Enter the janky deck. I bring these to the more casual FNMs, making sure to carry extras of the deck's key cards in my trade binder. After rounds, players will frequently ask to see my binder and fixate on the cards they've just seen me play. As the tournament is a casual FNM, I'm all too happy to share my decklist and ideas with them while they're searching my binder. In many cases, this strategy allows me to turn several cards from the deck into staples in other formats, which I put in my binder for competitive players to enjoy.

I've had success with strategy running lots of different decks, like Epic Experiment, Wolf Run Black, Wolf Run White, and Mono-Green Elves in Valakut's heyday. (This strategy has the added bonus of reminding us all that, at the end of the day, Magic is just a game and should be fun.)

Now, I know many of you are thinking, couldn't you just play a competitive deck and tell people about the cards? You could, but a picture is worth a thousand words and it's a great deal more exciting to see a janky deck going off than to be told of "the possibilities." You also lose credibility by extolling the "awesome possibilities" of some idea when you're merely playing last week's SCG Open winning deck.

The Jank

With that being said, here are some fun "janky" decks which often cause players to immediately ask if you have extras of the key cards.

Epic Experiment -- this deck is a blast to play and can do some really unfair things. Unfortunately it's pretty awful in a fast aggro environment (at least in the old iteration), but it can just win out of nowhere and you mainly just ramp and hide until you win.

Black Wolf Run -- A deck that actively tries to cast Griselbrand in Standard (the old-fashioned, eight-mana way). It's fun, but from the recent beats I've received seems very bad to fast aggro (to win you need a turn two Farseek followed by a turn three Mutilate for three or more.)

Omnidoor -- Another ramp deck that wants to cast Omniscience, this deck is a blast to play but is again demanding on stemming the initial bloodflow of all the aggro decks. It does play fogs, which can help tremendously.
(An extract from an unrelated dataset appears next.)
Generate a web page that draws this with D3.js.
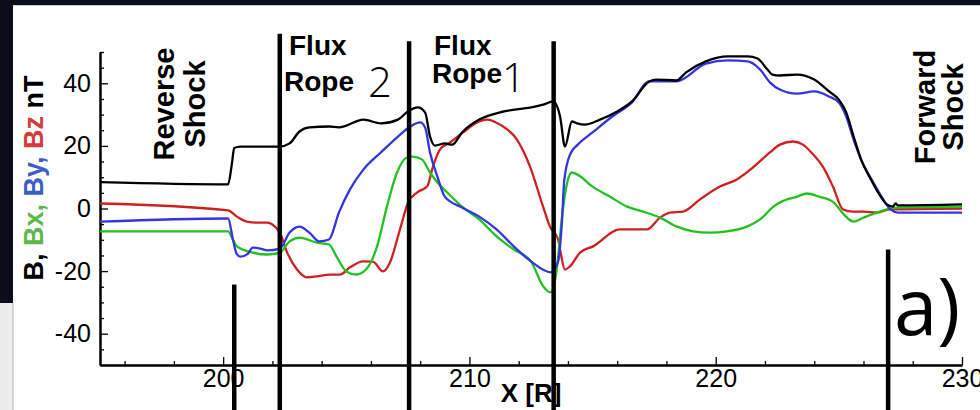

And pretty much any deck that runs Deadeye Navigator (which is the next one I'll be working on).

If you choose to build any of these decks, the key cards to have in your trade binder are the following:

  1. Temporal Mastery (it's in both Epic Experiment and Omnidoor)
  2. Griselbrand
  3. Epic Experiment
  4. Crypt Ghast
  5. Door to Nothingness
  6. Gilded Lotus
  7. Supreme Verdict
  8. Deadeye Navigator
  9. Kessig Wolf-Run
  10. Omniscience

Some of these are less janky than others, but most see only a little play in Standard currently (except for Supreme Verdict). And that's my two cents on losing on purpose.

13 thoughts on “Insider — Losing… on Purpose

    1. Well thanks. I always appreciate feedback (good or bad). I am contemplating a ‘series’ on trading strategies in general, though they’ll probably be spread out rather than back to back.

    1. I actually liked that game a lot (I still have my cards…but most aren’t worth a whole lot). My LGS didn’t have a big following for the game though and this tactic wouldn’t have worked (as we pretty much picked one character and a favorite style…I was big on Black Mastery’s)

    1. That is an excellent point. To be honest, I did think about adding decklists, but many would be old/out of date and my concern would be that they might be sooo bad you wouldn’t really excite anyone, although Omnidoor might be very well positioned right now thanks to it’s plethora of mass removal and fog effects (though you would need to be weary of a Boros Charm wrecking your day).

  1. I think you could go deeper on this subject. This reminds me when tinker was benned in extended and I build a deck with it and darksteel colossus. and every player in my school love it.

    1. I agree. I could make an entire series on fun/exciting standard interactions, however, the issue is that unless the interaction is incredibly powerful, you run the risk of building a bad deck around one fun interaction. I can’t speak for all, but unfortunately, my free time is much more limited (due to full time work) so I don’t have enough time to devout to building janky fun decks that are competitive, instead I lean on Travis Woo to lay the ground work and I just tend to tweak his decks to suit my needs. However, I choose to play these decks to excite the casual players. They need to be relatively competitive decks or you run the risk of doing one cool thing in one game out of 15 and even the casual players don’t like those odds…so you need to be powerful/consistent enough to provide incentive for others to build the deck.

  2. I found this article quite interesting and definitely had some comments I was tempted to reply with but tend to be sparing with my discussions in response to these articles because of my desire for privacy. Our real names show up in these responses rather than our user names. As a general rule I like my internet foot print to be as faint as possible since anything we say on online is difficult to undo.

    1. I’ll mention that to Doug (they probably had a reason for that initially, but given they can track a username to an account internally, there may be less reason to not allow people to maintain their privacy via username).